Aside from providing an immediate tax deduction, superannuation ensures enforced savings, he says.

Super isn’t compulsory if you’re a sole trader, or a partner in a business.

However the tax office does recommend making regular contributions, which are tax deductible as long as you’re not making more than 10 per cent of your money from an employer.

To be eligible for the deduction, you must fill out a notice of intent form (available from your super fund or the ATO) and send it in to your fund before doing your tax return.

 How to choose a super account

Miles Larbey, senior executive leader in financial literary at ASIC, says superannuation is one of life’s biggest financial decisions.

Choosing super funds.
Choosing your fund is a big decision. Photo: Getty

Those choosing a super account should compare fees, a fund’s investment options, long-term performance and insurance inclusions.

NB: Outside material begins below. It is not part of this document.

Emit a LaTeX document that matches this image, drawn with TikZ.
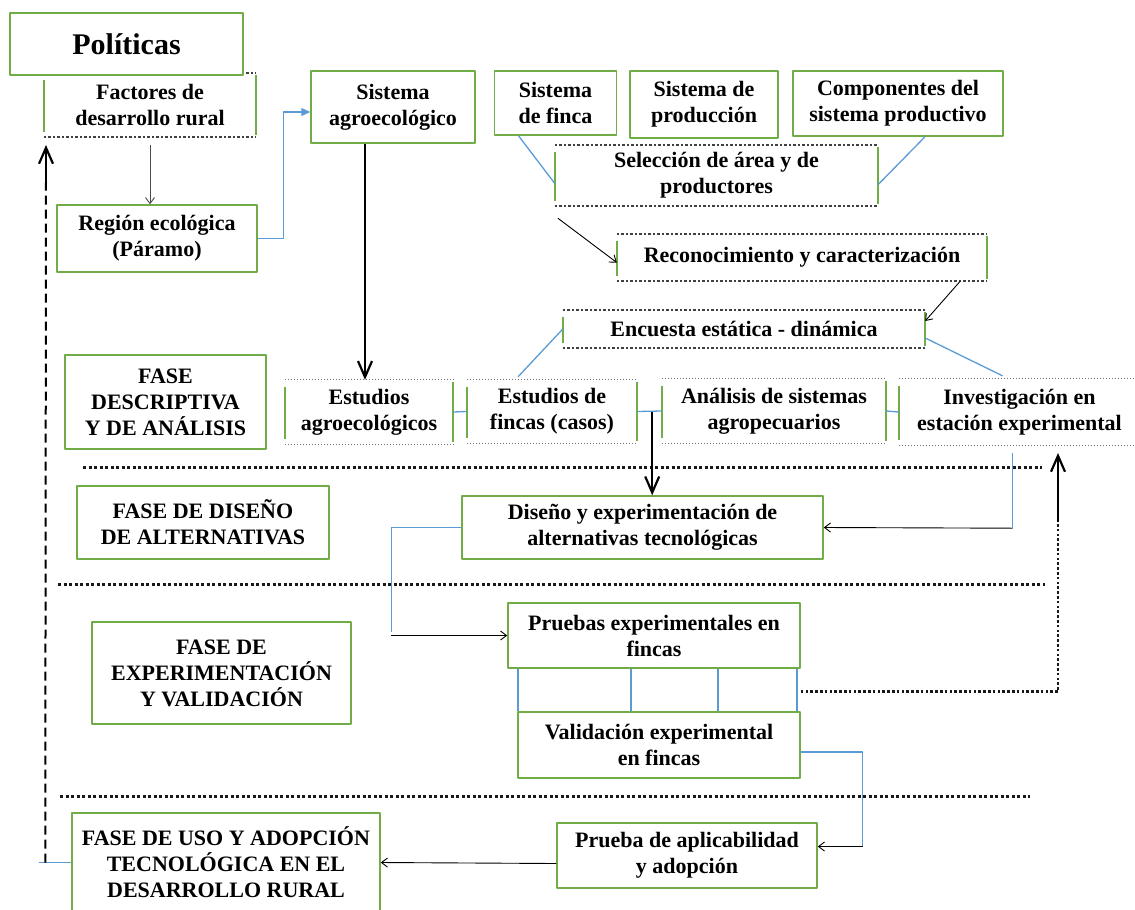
\documentclass[tikz,border=0pt]{standalone}
\usepackage{fontspec}
\setmainfont{Liberation Serif}
\usetikzlibrary{arrows.meta,calc}
\definecolor{verde}{HTML}{70AD47}
\definecolor{azul}{HTML}{5B9BD5}

% caja abierta: bordes punteados arriba/abajo, lados verdes
\newcommand{\partbox}[2][dotedge]{%
  \draw[#1] (#2.north west) -- (#2.north east) (#2.south west) -- (#2.south east);
  \draw[lado] ([yshift=-7pt]#2.north west) -- ([yshift=5pt]#2.south west)
              ([yshift=-2pt]#2.north east) -- ([yshift=2pt]#2.south east);}

\begin{document}
\begin{tikzpicture}[x=1pt, y=-1pt, line join=round,
    txt/.style={align=center, inner sep=0pt, font=\fontsize{22}{26}\selectfont\bfseries},
    caja/.style={txt, draw=verde, line width=1.5pt, fill=white},
    media/.style={txt},
    lado/.style={draw=verde, line width=1.5pt},
    dotedge/.style={line width=1.8pt, dash pattern=on 2.5pt off 2pt, black!75},
    dotfine/.style={line width=1.1pt, dash pattern=on 1.5pt off 1.5pt, black!55},
    sepline/.style={line width=3pt, dash pattern=on 3pt off 2.5pt, black!90},
    loopline/.style={line width=2.6pt, dash pattern=on 2.6pt off 2.2pt, black!90},
    dashline/.style={line width=2pt, dash pattern=on 9pt off 5pt},
    blueline/.style={draw=azul, line width=1.3pt},
    bluearrow/.style={blueline, -{Triangle[length=9pt,width=8pt]}},
    thinarrow/.style={line width=0.9pt, -{Straight Barb[length=6pt,width=9pt]}},
    bigarrow/.style={line width=2.2pt, -{Straight Barb[length=16pt,width=14pt]}}]

    \useasboundingbox (0,0) rectangle (1135,910);

    % Parte superior
    \node[media, minimum width=212pt, minimum height=64pt] (fac) at (150,105) {Factores de\\desarrollo rural};
    \partbox{fac}
    \node[caja, minimum width=233pt, minimum height=62pt, font=\fontsize{30}{34}\selectfont\bfseries] (pol) at (126.5,44) {Políticas};
    \node[caja, minimum width=200pt, minimum height=67pt] (reg) at (157,238.5) {Región ecológica\\(Páramo)};
    \node[caja, minimum width=164pt, minimum height=72pt] (sag) at (393,107) {Sistema\\agroecológico};
    \node[caja, minimum width=122pt, minimum height=64pt] (sfin) at (555.5,103) {Sistema\\de finca};
    \node[caja, minimum width=148pt, minimum height=67pt] (sprod) at (704,104.5) {Sistema de\\producción};
    \node[caja, minimum width=210pt, minimum height=65pt] (scomp) at (898,103.5) {Componentes del\\sistema productivo};

    \node[media, minimum width=323pt, minimum height=61pt] (sel) at (716.5,175.5) {Selección de área y de\\productores};
    \partbox{sel}
    \node[media, minimum width=370pt, minimum height=47pt] (rec) at (802,257.5) {Reconocimiento y caracterización};
    \partbox{rec}
    \node[media, minimum width=362pt, minimum height=38pt] (enc) at (744,329) {Encuesta estática - dinámica};
    \partbox{enc}

    % Estudios
    \node[media, minimum width=168pt, minimum height=64pt] (eag) at (369,412) {Estudios\\agroecológicos};
    \partbox[dotfine]{eag}
    \node[media, minimum width=170pt, minimum height=63pt] (efin) at (552,411.5) {Estudios de\\fincas (casos)};
    \partbox[dotfine]{efin}
    \node[media, minimum width=224pt, minimum height=64pt] (asis) at (774,411) {Análisis de sistemas\\agropecuarios};
    \partbox[dotfine]{asis}
    \node[media, minimum width=241pt, minimum height=66pt] (inv) at (1019.5,412) {Investigación en\\estación experimental};
    \partbox[dotfine]{inv}

    % Fases
    \node[caja, minimum width=201pt, minimum height=94pt] (fdes) at (165.5,402) {FASE\\DESCRIPTIVA\\Y DE ANÁLISIS};
    \node[caja, minimum width=252pt, minimum height=73pt] (fdis) at (203,522.5) {FASE DE DISEÑO\\DE ALTERNATIVAS};
    \node[caja, minimum width=259pt, minimum height=102pt] (fexp) at (221.5,673) {FASE DE\\EXPERIMENTACIÓN\\Y VALIDACIÓN};
    \node[caja, minimum width=308pt, minimum height=99pt] (fuso) at (226,862.5) {FASE DE USO Y ADOPCIÓN\\TECNOLÓGICA EN EL\\DESARROLLO RURAL};

    \node[caja, minimum width=361pt, minimum height=63pt] (dis) at (642.5,527.5) {Diseño y experimentación de\\alternativas tecnológicas};
    \node[caja, minimum width=292pt, minimum height=65pt] (pru) at (654,635.5) {Pruebas experimentales en\\fincas};
    \node[caja, minimum width=282pt, minimum height=66pt] (val) at (659,745) {Validación experimental\\en fincas};
    \node[caja, minimum width=260pt, minimum height=65pt] (apl) at (687,855.5) {Prueba de aplicabilidad\\y adopción};

    % Separadores
    \draw[sepline] (83,467) -- (1042,467);
    \draw[sepline] (58,584) -- (1045,584);
    \draw[sepline] (60,796) -- (1030,796);

    % Conexiones
    \draw[thinarrow, black!70] ([yshift=-8pt]fac.south) -- (fac.south |- reg.north);
    \draw[bluearrow] (reg.east) -- ++(26,0) |- ([yshift=-5pt]sag.west);
    \draw[bigarrow] ([xshift=-28pt]sag.south) -- ([xshift=-4pt]eag.north);
    \draw[blueline] ([xshift=-37pt]sfin.south) -- ([yshift=-8pt]sel.west);
    \draw[blueline] ([xshift=27pt]scomp.south) -- ([yshift=-9pt]sel.east);
    \draw[thinarrow] ([shift={(3pt,-12pt)}]sel.south west) -- ([yshift=-5pt]rec.west);
    \draw[thinarrow] ([xshift=-27pt]rec.south east) -- ([yshift=8pt]enc.east);
    \draw[blueline] (enc.west) -- ([shift={(-34pt,3pt)}]efin.north);
    \draw[blueline] ([yshift=-9pt]enc.east) -- ([shift={(-17pt,3pt)}]inv.north);
    \draw[blueline] (eag.east) -- (efin.west);
    \draw[blueline] (efin.east) -- (asis.west);
    \draw[blueline] (asis.east) -- (inv.west);
    \draw[bigarrow] ([xshift=15pt]efin.east) -- ([xshift=15pt]efin.east |- dis.north);

    \draw[blueline] ([shift={(-7pt,-8pt)}]inv.south) -- ++(0,75) coordinate (k1);
    \draw[thinarrow] (k1) -- (dis.east);

    \draw[blueline] (dis.west) -- ++(-70,0) coordinate (k2) -- ++(0,104);
    \draw[thinarrow] (k2 |- pru.west) -- (pru.west);

    \foreach \xx in {518,631,718,797}
        \draw[blueline] (\xx,0 |- pru.south) -- (\xx,0 |- val.north);

    \coordinate (k3) at (1058,522);
    \draw[loopline] ([yshift=-23pt]pru.south east) -| (k3);
    \draw[bigarrow] (k3) -- ++(0,-69);

    \coordinate (k4) at ([shift={(45pt,9pt)}]apl.east);
    \draw[blueline] ([yshift=-7pt]val.east) -| (k4);
    \draw[thinarrow] (k4) -- ([yshift=9pt]apl.east);
    \draw[thinarrow] ([yshift=-8pt]apl.west) -- (fuso.east);

    % Retorno a Factores
    \draw[blueline] (fuso.west) -- ++(-32,0);
    \coordinate (k5) at (46,182);
    \draw[dashline] ([xshift=-26pt]fuso.west) -- (k5);
    \draw[bigarrow] (k5) -- ++(0,-37);
\end{tikzpicture}
\end{document}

ASIC’s MoneySmart website has a superannuation calculator that can help you compare funds, and figure out how much super you’ll have at retirement.

“Whether you have a regular income or not, it’s important to set yourself a goal for how much you will contribute and stick to it,” says Mr Larbey.

“You can make irregular payments into your super fund, as well as regular contributions.”

Playing catch-up

Mr Larbey says most self-employed people under 50 can make tax-deductible super contributions of up to $30,000 a year. Those over 50 can pay $35,000 until next July when it drops to $25,000.

If you choose to plough more into super, non-concessional super contributions are capped at $180,000 a year dropping to $100,000 a year next year

If you are lucky enough reach $1.6 million in your fund after next July you can’t make more non-concessional contributions..

Self-employed are disadvantaged

Robbie Campo, deputy chief executive of Industry Super Australia, says evidence shows that self-employed people are at a significant disadvantage when it comes to super, particularly if they’ve neglected it for many years.

Self-employed and particularly women, need to plan. Photo: AAP
Self-employed and particularly women, need to plan. Photo: AAP

“It’s very difficult if you leave it until later in your working life to make up for those lost contributions,” she says.

“The magic ingredient of super is the consolidation of very small, regular contributions.”

Ms Campo says if you don’t have super, and need to make up for lost time, it’s worth seeking financial advice.

She says small business owners should pay particular attention to insurances included in super policies, such as income protection insurance.

“For a self-employed person that’s a very important risk that you need to manage.”